Throughout, the humor in the book has been at a profound level of wisdom and authority, of looking in from a place of experience The humor diffuses the trauma of the text, but also communicates a real sense of persistence and hope.

However, for the first time today, I thought the quips were going too far. His joke was something about the carts and stock trains being the common form of travel through these parts of Russia, and it struck me with a voice of spite and righteous resentment.

While obviously, the author has the highest credibility and reason to for resentment, but the magnificence of the work to this point is that the worst in Russia had not hardened his heart and faith an knowledge of truth.

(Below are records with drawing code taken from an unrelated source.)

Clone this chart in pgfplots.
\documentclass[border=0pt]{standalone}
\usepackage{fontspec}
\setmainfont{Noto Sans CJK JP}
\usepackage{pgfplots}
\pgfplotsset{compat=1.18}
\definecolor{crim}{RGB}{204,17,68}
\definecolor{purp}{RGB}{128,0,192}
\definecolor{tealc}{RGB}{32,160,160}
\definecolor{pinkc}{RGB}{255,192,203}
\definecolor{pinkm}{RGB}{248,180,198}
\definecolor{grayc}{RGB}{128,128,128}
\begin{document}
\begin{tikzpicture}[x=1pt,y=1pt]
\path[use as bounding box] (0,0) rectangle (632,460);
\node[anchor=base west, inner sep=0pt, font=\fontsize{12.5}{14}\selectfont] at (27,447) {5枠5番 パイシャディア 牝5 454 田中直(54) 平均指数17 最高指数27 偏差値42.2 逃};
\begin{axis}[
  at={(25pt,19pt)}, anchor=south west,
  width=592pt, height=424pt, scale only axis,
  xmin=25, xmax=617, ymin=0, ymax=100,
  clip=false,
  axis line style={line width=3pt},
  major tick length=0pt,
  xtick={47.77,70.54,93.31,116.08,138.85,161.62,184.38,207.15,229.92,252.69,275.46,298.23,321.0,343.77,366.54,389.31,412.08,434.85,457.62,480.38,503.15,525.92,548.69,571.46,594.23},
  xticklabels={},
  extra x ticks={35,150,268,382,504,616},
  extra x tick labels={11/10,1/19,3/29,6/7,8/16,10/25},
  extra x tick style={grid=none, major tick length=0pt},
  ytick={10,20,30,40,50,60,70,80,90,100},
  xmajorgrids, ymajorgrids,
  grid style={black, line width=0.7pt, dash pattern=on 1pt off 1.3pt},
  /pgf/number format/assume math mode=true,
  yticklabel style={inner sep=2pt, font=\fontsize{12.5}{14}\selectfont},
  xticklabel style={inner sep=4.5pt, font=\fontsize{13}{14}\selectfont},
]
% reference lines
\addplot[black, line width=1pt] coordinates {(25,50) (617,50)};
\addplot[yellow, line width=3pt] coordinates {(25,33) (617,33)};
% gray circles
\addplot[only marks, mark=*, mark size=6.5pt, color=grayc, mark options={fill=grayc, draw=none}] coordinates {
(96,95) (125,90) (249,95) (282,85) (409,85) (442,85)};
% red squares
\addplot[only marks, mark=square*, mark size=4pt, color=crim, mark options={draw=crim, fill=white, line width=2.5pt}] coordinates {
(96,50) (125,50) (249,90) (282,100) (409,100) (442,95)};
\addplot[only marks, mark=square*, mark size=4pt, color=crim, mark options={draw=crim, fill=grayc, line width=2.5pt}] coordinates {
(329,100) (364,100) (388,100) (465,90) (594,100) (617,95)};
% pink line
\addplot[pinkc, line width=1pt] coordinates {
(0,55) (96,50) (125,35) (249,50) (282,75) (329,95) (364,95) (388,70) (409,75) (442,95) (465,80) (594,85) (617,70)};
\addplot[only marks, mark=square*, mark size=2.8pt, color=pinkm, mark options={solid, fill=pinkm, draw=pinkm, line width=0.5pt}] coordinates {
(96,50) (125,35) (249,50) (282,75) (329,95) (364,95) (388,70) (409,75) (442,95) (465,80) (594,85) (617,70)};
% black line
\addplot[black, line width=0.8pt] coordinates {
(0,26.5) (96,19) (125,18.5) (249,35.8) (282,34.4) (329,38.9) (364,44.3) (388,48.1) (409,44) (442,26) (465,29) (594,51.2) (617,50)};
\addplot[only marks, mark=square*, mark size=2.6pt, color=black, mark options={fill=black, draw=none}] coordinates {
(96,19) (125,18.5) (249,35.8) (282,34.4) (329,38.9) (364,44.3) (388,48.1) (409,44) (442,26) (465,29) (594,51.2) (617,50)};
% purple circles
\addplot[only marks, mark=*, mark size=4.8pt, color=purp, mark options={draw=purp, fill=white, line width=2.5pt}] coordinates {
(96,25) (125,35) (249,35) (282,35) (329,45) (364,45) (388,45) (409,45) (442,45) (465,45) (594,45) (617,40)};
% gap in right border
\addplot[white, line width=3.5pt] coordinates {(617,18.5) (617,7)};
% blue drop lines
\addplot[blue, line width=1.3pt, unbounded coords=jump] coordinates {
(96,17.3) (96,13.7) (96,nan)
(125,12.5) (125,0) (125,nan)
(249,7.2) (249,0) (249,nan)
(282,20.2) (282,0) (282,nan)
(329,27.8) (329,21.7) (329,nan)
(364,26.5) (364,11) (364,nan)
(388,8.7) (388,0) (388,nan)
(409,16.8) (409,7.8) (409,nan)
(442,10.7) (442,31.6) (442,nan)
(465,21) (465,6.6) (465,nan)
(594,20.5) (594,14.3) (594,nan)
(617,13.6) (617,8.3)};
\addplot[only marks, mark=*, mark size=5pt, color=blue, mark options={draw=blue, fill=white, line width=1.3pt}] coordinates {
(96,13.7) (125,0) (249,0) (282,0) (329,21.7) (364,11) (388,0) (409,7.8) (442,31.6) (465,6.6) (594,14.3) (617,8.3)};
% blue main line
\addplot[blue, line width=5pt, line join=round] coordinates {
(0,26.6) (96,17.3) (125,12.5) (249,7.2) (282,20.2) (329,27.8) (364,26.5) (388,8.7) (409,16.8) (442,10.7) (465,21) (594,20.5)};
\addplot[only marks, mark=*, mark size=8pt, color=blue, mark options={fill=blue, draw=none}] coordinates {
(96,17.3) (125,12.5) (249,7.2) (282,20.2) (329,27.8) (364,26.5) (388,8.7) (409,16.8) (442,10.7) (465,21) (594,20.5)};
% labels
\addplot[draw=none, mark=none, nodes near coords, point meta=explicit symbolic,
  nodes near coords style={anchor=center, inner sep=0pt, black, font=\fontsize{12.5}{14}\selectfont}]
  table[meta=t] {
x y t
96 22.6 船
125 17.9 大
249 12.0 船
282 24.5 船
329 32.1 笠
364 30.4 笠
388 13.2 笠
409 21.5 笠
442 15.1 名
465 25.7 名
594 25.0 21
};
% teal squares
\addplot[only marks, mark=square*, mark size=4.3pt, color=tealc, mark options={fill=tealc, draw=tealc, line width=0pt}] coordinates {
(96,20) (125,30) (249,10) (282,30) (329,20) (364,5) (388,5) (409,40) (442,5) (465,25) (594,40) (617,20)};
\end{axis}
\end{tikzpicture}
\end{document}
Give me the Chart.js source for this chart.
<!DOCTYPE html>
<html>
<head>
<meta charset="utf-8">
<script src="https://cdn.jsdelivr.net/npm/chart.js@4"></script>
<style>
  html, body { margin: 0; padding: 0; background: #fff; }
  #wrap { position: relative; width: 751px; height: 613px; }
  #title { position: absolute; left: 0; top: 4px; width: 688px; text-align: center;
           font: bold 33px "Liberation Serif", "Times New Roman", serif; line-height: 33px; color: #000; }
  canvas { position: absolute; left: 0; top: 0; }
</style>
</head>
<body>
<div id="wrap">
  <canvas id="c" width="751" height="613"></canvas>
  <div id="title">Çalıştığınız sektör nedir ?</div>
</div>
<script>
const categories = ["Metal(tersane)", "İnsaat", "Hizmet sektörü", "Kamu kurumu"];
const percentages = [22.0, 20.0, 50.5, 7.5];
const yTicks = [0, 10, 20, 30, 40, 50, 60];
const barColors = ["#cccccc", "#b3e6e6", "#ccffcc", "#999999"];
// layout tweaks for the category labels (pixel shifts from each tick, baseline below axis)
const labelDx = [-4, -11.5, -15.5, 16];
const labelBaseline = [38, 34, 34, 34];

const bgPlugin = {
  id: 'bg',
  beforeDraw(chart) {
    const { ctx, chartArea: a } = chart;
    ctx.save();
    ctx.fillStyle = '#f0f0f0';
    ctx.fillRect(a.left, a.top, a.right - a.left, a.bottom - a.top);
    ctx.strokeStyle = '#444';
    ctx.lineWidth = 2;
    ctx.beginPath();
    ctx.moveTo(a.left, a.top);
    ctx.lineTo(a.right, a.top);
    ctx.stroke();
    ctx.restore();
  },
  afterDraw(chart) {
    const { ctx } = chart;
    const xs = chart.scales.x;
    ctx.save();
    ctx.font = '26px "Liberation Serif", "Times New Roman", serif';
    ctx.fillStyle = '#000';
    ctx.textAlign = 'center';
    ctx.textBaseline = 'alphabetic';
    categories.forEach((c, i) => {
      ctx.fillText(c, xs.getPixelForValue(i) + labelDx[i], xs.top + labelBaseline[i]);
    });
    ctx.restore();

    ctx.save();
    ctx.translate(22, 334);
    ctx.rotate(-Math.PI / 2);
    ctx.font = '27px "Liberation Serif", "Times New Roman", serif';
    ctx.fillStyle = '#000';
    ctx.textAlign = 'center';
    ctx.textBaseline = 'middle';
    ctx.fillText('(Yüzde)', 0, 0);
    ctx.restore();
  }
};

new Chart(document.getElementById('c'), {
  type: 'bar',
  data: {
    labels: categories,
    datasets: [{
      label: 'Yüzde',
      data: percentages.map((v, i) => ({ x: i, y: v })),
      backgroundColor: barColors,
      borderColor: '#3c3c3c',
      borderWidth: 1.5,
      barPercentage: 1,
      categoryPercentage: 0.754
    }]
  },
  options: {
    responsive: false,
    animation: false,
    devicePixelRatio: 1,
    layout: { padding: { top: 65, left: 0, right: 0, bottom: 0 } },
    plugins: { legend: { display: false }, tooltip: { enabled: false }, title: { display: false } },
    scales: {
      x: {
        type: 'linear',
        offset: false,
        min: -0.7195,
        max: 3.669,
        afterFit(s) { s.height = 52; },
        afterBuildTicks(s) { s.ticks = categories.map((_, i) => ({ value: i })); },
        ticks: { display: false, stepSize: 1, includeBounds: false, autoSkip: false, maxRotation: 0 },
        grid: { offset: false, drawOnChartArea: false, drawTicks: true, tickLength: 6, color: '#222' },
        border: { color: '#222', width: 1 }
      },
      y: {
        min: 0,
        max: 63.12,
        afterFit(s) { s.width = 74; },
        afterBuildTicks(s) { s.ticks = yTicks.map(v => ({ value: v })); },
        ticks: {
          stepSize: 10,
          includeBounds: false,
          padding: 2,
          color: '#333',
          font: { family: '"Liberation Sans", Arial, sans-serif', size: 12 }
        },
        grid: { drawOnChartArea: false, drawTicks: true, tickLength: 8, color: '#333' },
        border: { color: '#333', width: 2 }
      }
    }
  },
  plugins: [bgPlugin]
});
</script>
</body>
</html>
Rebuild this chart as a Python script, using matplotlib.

For the first time, he comments that his Marxist resolve is weakening, or has become unsustaining. The bitterness may be coming out of that sense of philosophical breaking. I wonder if it is a pretense to the next volume, seeing even the author change as a character in his own work, as in the necessary development of any successful narrative.

If it is a pretense to the next volume, I'm afraid we may be coming to a very dark section. Just as I've started to know and be drawn to Solzhenitsyn's voice, I'm afraid to now see him truly struggle, and wonder how we'll both make it through.

I expect that our hope through Volume II will be the knowledge that there exists a Volume III. As in modern life, this is our hope. What a weighty text.